Monday, November 19, 2012

Time to strengthen ourselves with nerves of steel and move on


He liked to call himself a political cartoonist and, according to an interview on a television channel, he believed only in two divides – the rich and the poor. Caste and community did not figure in his scheme of things, he said. That must be saying something because, after all, he was the “emperor of Hindu hearts” who had the ability to trigger extreme emotions in people, be it love or hatred.

It’s difficult to pigeon-hole a personality such as Bal Thackeray. To those in the Shiv Sena he was a demigod, to many others he was far from it. His party has often hit the headlines for the wrong reasons - intolerance, vandalism and creating terror - and today’s generation isn't particularly reverential or forgiving. This is evident from the kind of comments that flooded social media soon after he passed away. 
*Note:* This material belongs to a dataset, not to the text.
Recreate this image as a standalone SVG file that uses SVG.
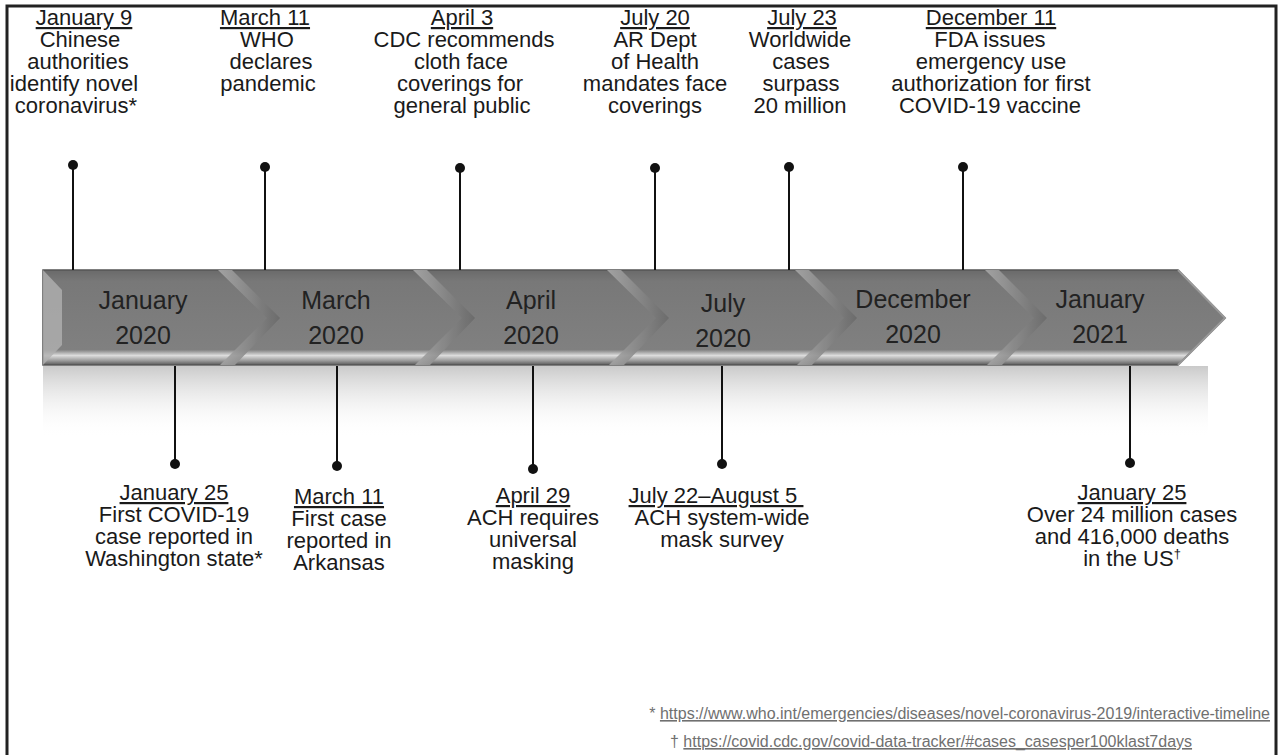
<svg xmlns="http://www.w3.org/2000/svg" width="1278" height="755" viewBox="0 0 1278 755">
<defs>
<style>
.lbl{font-family:"Liberation Sans",Arial,sans-serif;font-size:22px;fill:#1a1a1a;text-anchor:middle}
.u{text-decoration:underline}
.mon{font-family:"Liberation Sans",Arial,sans-serif;font-size:25px;fill:#222;text-anchor:middle}
.fn{font-family:"Liberation Sans",Arial,sans-serif;font-size:16px;fill:#707070}
.ln{stroke:#111;stroke-width:2;fill:none}
.dot{fill:#111}
</style>
<linearGradient id="band" x1="0" y1="0" x2="0" y2="1">
<stop offset="0" stop-color="#6a6a6a"/>
<stop offset="0.12" stop-color="#787878"/>
<stop offset="0.84" stop-color="#808080"/>
<stop offset="0.9" stop-color="#dcdcdc"/>
<stop offset="0.95" stop-color="#a0a0a0"/>
<stop offset="1" stop-color="#5a5a5a"/>
</linearGradient>
<linearGradient id="refl" x1="0" y1="0" x2="0" y2="1">
<stop offset="0" stop-color="#b8b8b8" stop-opacity="0.75"/>
<stop offset="1" stop-color="#ffffff" stop-opacity="0"/>
</linearGradient>
<linearGradient id="chev" x1="0" y1="0" x2="1" y2="0">
<stop offset="0" stop-color="#a8a8a8"/>
<stop offset="1" stop-color="#6a6a6a"/>
</linearGradient>
</defs>
<rect x="7" y="6" width="1269" height="760" fill="#fff" stroke="#222" stroke-width="3"/>

<g id="band">
<rect x="43" y="366" width="1165" height="72" fill="url(#refl)"/>
<path d="M43 270 H1178 L1225 318 L1178 365 H43 Z" fill="url(#band)" stroke="#555" stroke-width="1.5"/>
<path d="M43 270 L62 290 V345 L43 365 Z" fill="#b0b0b0" opacity="0.8"/>
<g fill="url(#chev)" opacity="0.9">
<path d="M218 270 L267 318 L220 365 L235 365 L280 318 L232 270 Z"/>
<path d="M413 270 L462 318 L415 365 L430 365 L475 318 L427 270 Z"/>
<path d="M607 270 L656 318 L609 365 L624 365 L669 318 L621 270 Z"/>
<path d="M795 270 L844 318 L797 365 L812 365 L857 318 L809 270 Z"/>
<path d="M985 270 L1034 318 L987 365 L1002 365 L1047 318 L999 270 Z"/>
</g>
<path d="M1178 270 L1225 318 L1178 365" fill="none" stroke="#9a9a9a" stroke-width="2"/>
</g>

<g id="month-jan2020"><text class="mon" x="143" y="309">January</text><text class="mon" x="143" y="344">2020</text></g>
<g id="month-mar2020"><text class="mon" x="336" y="309">March</text><text class="mon" x="336" y="344">2020</text></g>
<g id="month-apr2020"><text class="mon" x="531" y="309">April</text><text class="mon" x="531" y="344">2020</text></g>
<g id="month-jul2020"><text class="mon" x="723" y="312">July</text><text class="mon" x="723" y="347">2020</text></g>
<g id="month-dec2020"><text class="mon" x="913" y="308">December</text><text class="mon" x="913" y="343">2020</text></g>
<g id="month-jan2021"><text class="mon" x="1100" y="308">January</text><text class="mon" x="1100" y="343">2021</text></g>

<g id="connectors">
<line class="ln" x1="73" y1="165" x2="73" y2="270"/><circle class="dot" cx="73" cy="165" r="5"/>
<line class="ln" x1="265" y1="167" x2="265" y2="270"/><circle class="dot" cx="265" cy="167" r="5"/>
<line class="ln" x1="460" y1="168" x2="460" y2="270"/><circle class="dot" cx="460" cy="168" r="5"/>
<line class="ln" x1="655" y1="168" x2="655" y2="270"/><circle class="dot" cx="655" cy="168" r="5"/>
<line class="ln" x1="789" y1="167" x2="789" y2="270"/><circle class="dot" cx="789" cy="167" r="5"/>
<line class="ln" x1="963" y1="167" x2="963" y2="270"/><circle class="dot" cx="963" cy="167" r="5"/>
<line class="ln" x1="175" y1="366" x2="175" y2="464"/><circle class="dot" cx="175" cy="464" r="5"/>
<line class="ln" x1="337" y1="366" x2="337" y2="466"/><circle class="dot" cx="337" cy="466" r="5"/>
<line class="ln" x1="533" y1="366" x2="533" y2="469"/><circle class="dot" cx="533" cy="469" r="5"/>
<line class="ln" x1="722" y1="366" x2="722" y2="464"/><circle class="dot" cx="722" cy="464" r="5"/>
<line class="ln" x1="1130" y1="366" x2="1130" y2="463"/><circle class="dot" cx="1130" cy="463" r="5"/>
</g>

<g id="ev-jan9"><text class="lbl"><tspan class="u" x="84" y="25">January 9</tspan><tspan x="80" y="47">Chinese</tspan><tspan x="78" y="69">authorities</tspan><tspan x="74" y="91">identify novel</tspan><tspan x="76" y="113">coronavirus*</tspan></text></g>
<g id="ev-mar11"><text class="lbl"><tspan class="u" x="265" y="25">March 11</tspan><tspan x="267" y="47">WHO</tspan><tspan x="271" y="69">declares</tspan><tspan x="268" y="91">pandemic</tspan></text></g>
<g id="ev-apr3"><text class="lbl"><tspan class="u" x="462" y="25">April 3</tspan><tspan x="464" y="47">CDC recommends</tspan><tspan x="461" y="69">cloth face</tspan><tspan x="460" y="91">coverings for</tspan><tspan x="462" y="113">general public</tspan></text></g>
<g id="ev-jul20"><text class="lbl"><tspan class="u" x="655" y="25">July 20</tspan><tspan x="655" y="47">AR Dept</tspan><tspan x="655" y="69">of Health</tspan><tspan x="655" y="91">mandates face</tspan><tspan x="655" y="113">coverings</tspan></text></g>
<g id="ev-jul23"><text class="lbl"><tspan class="u" x="802" y="25">July 23</tspan><tspan x="800" y="47">Worldwide</tspan><tspan x="801" y="69">cases</tspan><tspan x="801" y="91">surpass</tspan><tspan x="800" y="113">20 million</tspan></text></g>
<g id="ev-dec11"><text class="lbl"><tspan class="u" x="991" y="25">December 11</tspan><tspan x="990" y="47">FDA issues</tspan><tspan x="991" y="69">emergency use</tspan><tspan x="991" y="91">authorization for first</tspan><tspan x="990" y="113">COVID-19 vaccine</tspan></text></g>

<g id="ev-jan25"><text class="lbl"><tspan class="u" x="174" y="500">January 25</tspan><tspan x="174" y="522">First COVID-19</tspan><tspan x="174" y="544">case reported in</tspan><tspan x="174" y="566">Washington state*</tspan></text></g>
<g id="ev-mar11b"><text class="lbl"><tspan class="u" x="339" y="504">March 11</tspan><tspan x="339" y="526">First case</tspan><tspan x="339" y="548">reported in</tspan><tspan x="339" y="570">Arkansas</tspan></text></g>
<g id="ev-apr29"><text class="lbl"><tspan class="u" x="533" y="503">April 29</tspan><tspan x="533" y="525">ACH requires</tspan><tspan x="533" y="547">universal</tspan><tspan x="533" y="569">masking</tspan></text></g>
<g id="ev-jul22"><text class="lbl"><tspan class="u" x="716" y="503">July 22–August 5 </tspan><tspan x="722" y="525">ACH system-wide</tspan><tspan x="722" y="547">mask survey</tspan></text></g>
<g id="ev-jan25b"><text class="lbl"><tspan class="u" x="1132" y="500">January 25</tspan><tspan x="1132" y="522">Over 24 million cases</tspan><tspan x="1132" y="544">and 416,000 deaths</tspan><tspan x="1132" y="566">in the US<tspan font-size="13" dy="-8">†</tspan></tspan></text></g>

<g id="footnotes">
<text class="fn" x="1270" y="719" text-anchor="end">* <tspan class="u">https://www.who.int/emergencies/diseases/novel-coronavirus-2019/interactive-timeline</tspan></text>
<text class="fn" x="670" y="747">†  <tspan class="u">https://covid.cdc.gov/covid-data-tracker/#cases_casesper100klast7days </tspan></text>
</g>
</svg>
In death as in life, some would say. I am reminded of Mark Antony's speech (in Julius Caesar): The evil that men do lives after them... the good is oft interred with their bones... so let it be with Casear... Innocuous comments on Facebook, and two girls are having to pay a heavy price for it. And a clinic destroyed.

For all that, Thackeray comes across as quite a likeable person when you see and hear him in television interviews and you really can’t find fault with some of his answers. As a cartoonist he always brought humour to the fore. His close friends included Lata Mangeshkar, Big B, Rajinikanth and Sachin Tendulkar, people you couldn't dream of pointing a finger against. He donned the role of father-figure to Sanjay Dutt not so long ago, had a Muslim doctor for years as he did a man-Friday Gurka. So surely, there must have been another side to him, a side that most people hardly knew existed.

Also, you simply cannot ignore the record crowds that swelled around his lifeless body at the funeral. Very quickly, Thackeray won a place  in a rare pantheon inhabited by Mahatma Gandhi, Pope John Paul, Jawaharlal Nehru, Princess Diana... Fear alone would not have propelled so many people on to the streets. Charisma...? Mystique? Romance? Undoubtedly, bits of all that. Admired for his openness, tough talk and boldness, a raw courage that rubbed off on his followers and allowed them to brazen it out times without number. A Robin Hood sort of figure who had once said India needed a Hitler. 

Even as I write this, news has trickled in, about the two girls who were arrested for their comments, having deactivated their Facebook accounts fearing fresh reprisal. Such a shame! Intolerance. It’s been the bane of Indians for some time now. What sort of democracy are we living in? In the age of social media, the ugly head of intolerance is likely to surface again and again unless the government is strong and does what is expected and what is right. Like The Economic Times says, Thackeray’s death is perhaps the right time to firmly close the chapter of hate and division. It’s also time we strengthened ourselves with nerves of steel and moved on, and developed a more tolerant attitude towards each other.